We have 3 hosts with vSphere 6.7 with many datastore mounted in NFS 4.1 and a FAS2750 with ONTAP 9.6. I have follow this guide https://www.netapp.com/us/media/tr-4597.pdf but in every ONTAP upgrade we have problems of virtual machines disconnecting. Datastores lose connection for a few seconds, and when they come back browsable the VMs are "disconnected", only solution is reboot the hosts.. has it ever happened to anyone? with NFS 3 it works perfectly!
We don't use NFSv4 yet, but I am talking here purely from Protocol's feature/capability wise.
With NFS version 4 onwards, NFS turns 'Stateful' just like SMB1/2/2_1 (CIFS). Hence, by very nature they will be disconnected. However, NFSv3 is 'state-less' which means it simply 'keeps trying', therefore more handy/reliable protocol for transparent failover (Where Node undergoes reboot) . Ironically, you can compare NFSv3 with SMBv3 b'cos with SMB-3, it supports transparent failover as 'continuous-availability' or CA feature which is a recommended settings for HYPER-V environment. It suits HYPER-V b'cos CA maintains persistent handle lock-state across Node reboot. I believe, NFSv4 will do a good job as long as Node is not rebooted.

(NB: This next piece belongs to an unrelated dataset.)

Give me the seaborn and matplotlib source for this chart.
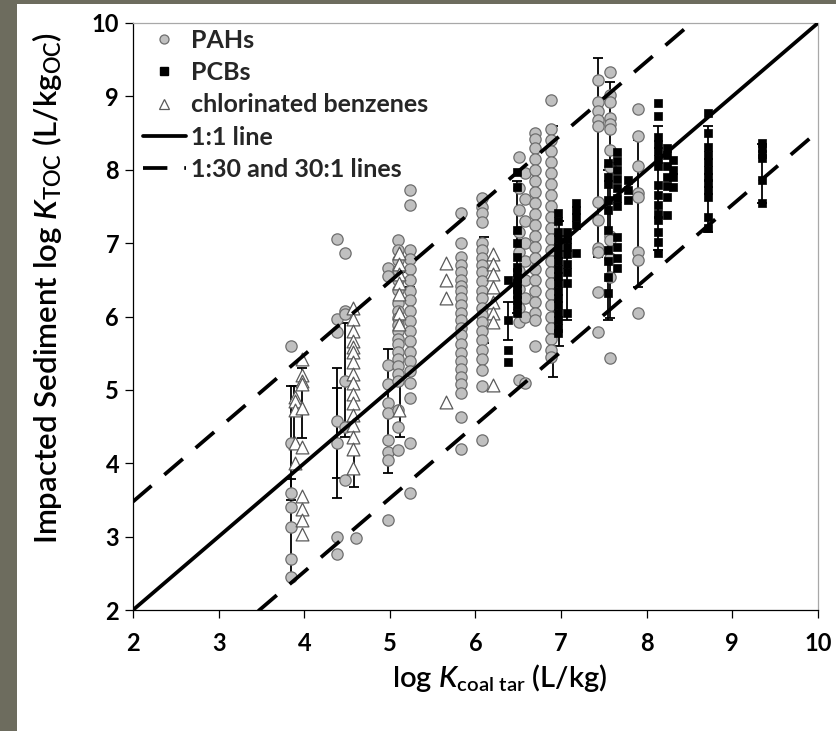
import numpy as np
import pandas as pd
import matplotlib
matplotlib.use("Agg")
import matplotlib.pyplot as plt
import seaborn as sns
from matplotlib.lines import Line2D
from matplotlib.patches import Rectangle

# ---------------- data ----------------
# PAHs: column x positions and the y values in each column
pah_x = [3.85, 4.38, 4.48, 4.60, 4.98, 5.10, 5.23, 5.83, 6.08, 6.51, 6.58, 6.70,
         6.88, 7.43, 7.57, 7.90]
pah_y = [
    [5.60, 4.27, 3.60, 3.40, 3.13, 2.70, 2.45],
    [7.05, 5.96, 5.79, 4.57, 4.27, 3.00, 2.77],
    [6.86, 6.08, 6.04, 5.12, 4.50, 3.77],
    [2.98],
    [6.66, 6.55, 5.34, 5.08, 4.82, 4.69, 4.32, 4.16, 4.05, 3.22],
    [7.04, 6.90, 6.77, 6.63, 6.50, 6.36, 6.18, 6.08, 5.98, 5.88, 5.80, 5.70, 5.62,
     5.52, 5.42, 5.33, 5.22, 5.12, 4.73, 4.50, 4.18],
    [7.72, 7.52, 6.91, 6.78, 6.65, 6.50, 6.35, 6.22, 6.08, 5.94, 5.80, 5.66, 5.52,
     5.40, 5.26, 5.10, 4.89, 4.28, 3.60],
    [7.41, 7.00, 6.81, 6.70, 6.60, 6.50, 6.42, 6.35, 6.25, 6.15, 6.05, 5.95, 5.85,
     5.75, 5.62, 5.50, 5.40, 5.28, 5.18, 5.08, 4.96, 4.63, 4.20],
    [7.62, 7.49, 7.41, 7.29, 7.00, 6.90, 6.80, 6.70, 6.60, 6.48, 6.35, 6.25, 6.12,
     6.02, 5.92, 5.80, 5.68, 5.55, 5.42, 5.27, 5.05, 4.32],
    [8.17, 7.75, 7.45, 7.15, 6.88, 6.62, 6.38, 6.12, 5.92, 5.14],
    [7.95, 7.60, 7.30, 7.00, 6.75, 6.50, 6.25, 6.00, 5.10],
    [8.50, 8.42, 8.30, 8.15, 8.00, 7.85, 7.70, 7.55, 7.40, 7.25, 7.10, 6.95, 6.80,
     6.65, 6.50, 6.35, 6.20, 6.05, 5.95, 5.60],
    [8.95, 8.55, 8.40, 8.25, 8.10, 7.95, 7.80, 7.65, 7.50, 7.35, 7.20, 7.05, 6.90,
     6.75, 6.60, 6.45, 6.30, 6.15, 6.00, 5.85, 5.70, 5.55, 5.45],
    [9.22, 8.92, 8.80, 8.68, 8.60, 7.56, 7.32, 6.93, 6.88, 6.34, 5.79],
    [9.33, 9.02, 8.92, 8.70, 8.62, 8.55, 8.27, 8.04, 7.10, 7.04, 6.80, 6.54, 5.44],
    [8.83, 8.46, 8.05, 7.68, 7.63, 6.88, 6.77, 6.05],
]

# PCBs
pcb_x = [6.38, 6.48, 6.96, 7.07, 7.17, 7.55, 7.65, 7.78, 8.13, 8.24, 8.31, 8.71, 9.35]
pcb_y = [
    [6.50, 5.95, 5.55, 5.38],
    [7.97, 7.77, 7.18, 7.00, 6.81, 6.68, 6.60, 6.52, 6.45, 6.38, 6.30, 6.22, 6.15, 6.05],
    [7.41, 7.30, 7.15, 7.05, 6.95, 6.85, 6.75, 6.65, 6.55, 6.45, 6.35, 6.25, 6.15,
     6.05, 5.95, 5.85, 5.78],
    [7.15, 7.05, 6.95, 6.85, 6.72, 6.60, 6.46, 6.05],
    [7.55, 7.45, 7.35, 7.25, 6.87],
    [8.09, 7.90, 7.80, 7.59, 7.45, 7.18, 6.91, 6.75, 6.54, 6.32],
    [8.24, 8.12, 8.00, 7.88, 7.75, 7.62, 7.50, 7.08, 6.95, 6.80, 6.66],
    [7.86, 7.72, 7.59],
    [8.91, 8.73, 8.45, 8.35, 8.25, 8.15, 8.05, 7.79, 7.65, 7.52, 7.40, 7.32, 7.15,
     7.01, 6.87],
    [8.30, 8.20, 8.05, 7.90, 7.78, 7.63, 7.38],
    [8.13, 8.00, 7.90, 7.77],
    [8.77, 8.50, 8.31, 8.20, 8.10, 8.00, 7.90, 7.82, 7.72, 7.63, 7.36, 7.20],
    [8.37, 8.30, 8.22, 8.16, 7.86, 7.55],
]

# chlorinated benzenes
cb_x = [3.89, 3.97, 4.57, 5.11, 5.66, 6.20]
cb_y = [
    [4.90, 4.85, 4.73, 4.27, 4.00],
    [5.42, 5.20, 5.12, 5.08, 4.75, 4.22, 3.55, 3.38, 3.22, 3.03],
    [6.12, 5.96, 5.80, 5.67, 5.58, 5.51, 5.38, 5.22, 5.09, 4.95, 4.82, 4.66, 4.52,
     4.36, 4.20, 3.93],
    [6.86, 6.72, 6.58, 6.45, 6.30, 6.05, 5.90, 4.73],
    [6.73, 6.50, 6.25, 4.83],
    [6.85, 6.72, 6.58, 6.40, 6.20, 6.05, 5.93, 5.07],
]

# error bars (x, low, high)
err_x = [3.85, 3.85, 3.88, 3.97, 4.38, 4.38, 4.48, 4.58, 4.98, 5.12, 5.24, 5.83,
         6.10, 6.38, 6.48, 6.91, 6.97, 7.07, 7.43, 7.55, 7.57, 7.90, 8.13, 8.71, 9.35]
err_lo = [2.45, 3.50, 4.27, 4.35, 3.53, 3.80, 4.36, 3.68, 3.87, 4.36, 5.07, 6.30,
          5.64, 5.68, 6.05, 5.18, 5.60, 5.95, 6.81, 5.95, 5.98, 6.40, 6.90, 7.15, 7.55]
err_hi = [3.78, 5.05, 5.05, 5.30, 5.30, 5.03, 5.91, 5.90, 5.56, 6.60, 6.40, 6.40,
          7.08, 6.20, 7.85, 8.60, 7.30, 7.05, 9.52, 8.00, 9.20, 8.40, 8.60, 8.60, 8.35]

ratio = 30  # 1:30 and 30:1 lines
ticks = [2, 3, 4, 5, 6, 7, 8, 9, 10]


def to_long(xs, ys, name):
    rows = [(x, y) for x, col in zip(xs, ys) for y in col]
    df = pd.DataFrame(rows, columns=["x", "y"])
    df["series"] = name
    return df


pah = to_long(pah_x, pah_y, "PAHs")
pcb = to_long(pcb_x, pcb_y, "PCBs")
cb = to_long(cb_x, cb_y, "chlorinated benzenes")

# ---------------- style ----------------
sns.set_theme(style="white")
plt.rcParams["font.family"] = ["Lato", "DejaVu Sans"]
plt.rcParams["mathtext.fontset"] = "custom"
plt.rcParams["mathtext.rm"] = "Lato:semibold"
plt.rcParams["mathtext.it"] = "Lato:semibold:italic"
plt.rcParams["mathtext.bf"] = "Lato:bold"

W, H = 837, 731
fig = plt.figure(figsize=(W / 100, H / 100), dpi=100)
fig.patch.set_facecolor("white")
border = "#6d6c5e"
fig.patches.append(Rectangle((0, 0), 17 / W, 1, transform=fig.transFigure,
                             facecolor=border, edgecolor="none", zorder=-1))
fig.patches.append(Rectangle((0, 1 - 4 / H), 1, 4 / H, transform=fig.transFigure,
                             facecolor=border, edgecolor="none", zorder=-1))

ax = fig.add_axes([133 / W, 1 - 610 / H, 685 / W, 587 / H])
ax.set_facecolor("white")

# error bars
mid = [(l + h) / 2 for l, h in zip(err_lo, err_hi)]
half = [(h - l) / 2 for l, h in zip(err_lo, err_hi)]
ax.errorbar(err_x, mid, yerr=half, fmt="none", ecolor="black", elinewidth=1.3,
            capsize=3.5, capthick=1.3, zorder=2)

sns.scatterplot(data=pah, x="x", y="y", ax=ax, marker="o", s=66,
                color="#c0c0c0", edgecolor="#6e6e6e", linewidth=0.9, zorder=3,
                legend=False)
sns.scatterplot(data=pcb, x="x", y="y", ax=ax, marker="s", s=40,
                color="black", edgecolor="black", linewidth=0.5, zorder=4,
                legend=False)
sns.scatterplot(data=cb, x="x", y="y", ax=ax, marker="^", s=85,
                color="white", edgecolor="#5a5a5a", linewidth=0.9, zorder=5,
                legend=False)

xx = np.array([ticks[0], ticks[-1]], dtype=float)
off = np.log10(ratio)
ax.plot(xx, xx, color="black", lw=2.7, zorder=6, solid_capstyle="butt")
ax.plot(xx, xx + off, color="black", lw=2.7, zorder=6, dashes=(6.5, 4.5))
ax.plot(xx, xx - off, color="black", lw=2.7, zorder=6, dashes=(6.5, 4.5))

ax.set_xlim(ticks[0], ticks[-1])
ax.set_ylim(ticks[0], ticks[-1])
tick_font = {"family": ["Lato", "DejaVu Sans"], "weight": "bold", "size": 17}
ax.set_xticks(ticks)
ax.set_yticks(ticks)
ax.set_xticklabels([str(t) for t in ticks], fontdict=tick_font)
ax.set_yticklabels([str(t) for t in ticks], fontdict=tick_font)
ax.set_xlabel("")
ax.set_ylabel("")
ax.tick_params(axis="both", direction="out", length=6, width=0.9, color="black",
               labelcolor="black")
ax.tick_params(axis="x", pad=10)
ax.tick_params(axis="y", pad=4)
ax.tick_params(bottom=True, left=True)

for s in ["left", "bottom"]:
    ax.spines[s].set_color("black")
    ax.spines[s].set_linewidth(0.9)
for s in ["top", "right"]:
    ax.spines[s].set_color("#a8a8a8")
    ax.spines[s].set_linewidth(0.9)

# axis titles
fig.text(500 / W, 1 - 678 / H, r"log $\mathit{K}_{\mathrm{coal\ tar}}$ (L/kg)",
         ha="center", va="center", fontsize=21, fontweight="semibold", color="black")
fig.text(47 / W, 1 - 288 / H,
         r"Impacted Sediment log $\mathit{K}_{\mathrm{TOC}}$ (L/kg$_{\mathrm{OC}}$)",
         ha="center", va="center", rotation=90, fontsize=22.5, fontweight="semibold",
         color="black")

# legend
handles = [
    Line2D([], [], ls="none", marker="o", ms=6.5, mfc="#c0c0c0", mec="#6e6e6e", mew=0.9),
    Line2D([], [], ls="none", marker="s", ms=5.5, mfc="black", mec="black"),
    Line2D([], [], ls="none", marker="^", ms=7, mfc="white", mec="#5a5a5a", mew=0.9),
    Line2D([], [], color="black", lw=2.7),
    Line2D([], [], color="black", lw=2.7, dashes=(6.5, 4.5)),
]
labels = ["PAHs", "PCBs", "chlorinated benzenes", "1:1 line", "1:30 and 30:1 lines"]
leg = ax.legend(handles, labels, loc="upper left", bbox_to_anchor=(0.014, 0.99),
                frameon=False, handlelength=1.75, handletextpad=0.2,
                labelspacing=0.37, borderaxespad=0, borderpad=0,
                prop={"family": ["Lato", "DejaVu Sans"], "weight": "bold", "size": 18})

fig.savefig("out.png", dpi=100, facecolor=fig.get_facecolor())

I think NFSv3 protocol is better suited for transparent planned fail-overs with more availability and reduced downtime (Where Node is under going a reboot), compare to NFSv4.
I totally understand your point and what I mentioned was purely based on NFSv3 and number of controller upgrades have done over the years. This does not mean that NFS4 is not fit for production usage, that would be completely false. NFSv4 is much more optimized and efficient compared to NFSv3 and there is no doubt about it, just that we need some solid understanding and some kind of testing to determine the recommended settings and there is very little documentation around it especially around 'Node Fail-over-givebacks'.
I think it's not about just NFSv4/4_1 on the Server side (NetApp/ONTAP), but onus is also on the client (*nix/VMware) side to re-establish the stateID.
According to :RFC:7530 (NFSv4)
If the server loses locking state (usually as a result of a restart or reboot), it must allow clients time to discover this fact and re-establish the lost locking state. A client can determine that server failure (and thus loss of locking state) has occurred, when it receives one of two errors. The NFS4ERR_STALE_STATEID error indicates a stateid invalidated by a reboot or restart. The NFS4ERR_STALE_CLIENTID error indicates a client ID invalidated by reboot or restart.
I believe there is a requirement for more testing on determining what would be the 'recommended settings' on ESX side along with Best Practices guide that is already published by NetApp and other vendors for their NFSv4 adaptability. Until then, I would say - We must find out the reasons for failure. As you have already experienced 'time-outs' and disconnections first-hand, can we look at the logs on the ESXi side to determine what were the 'errors' reported so that we can probably 'tweak' the NFS advance settings, there are number of these but one such is 'NFS.DiskFileLockUpdateFreq'. I am not an expert on NFS protocol, but it's a very neatly documented (Public Facing RFC) information and helps in understanding the basic nature of communications between client & server.
The best case would be to: Get VMware & NetApp to jointly look at the case (Which is doable) and probably investigate the reasons for the lost connections during 'Controller Node Reboot'.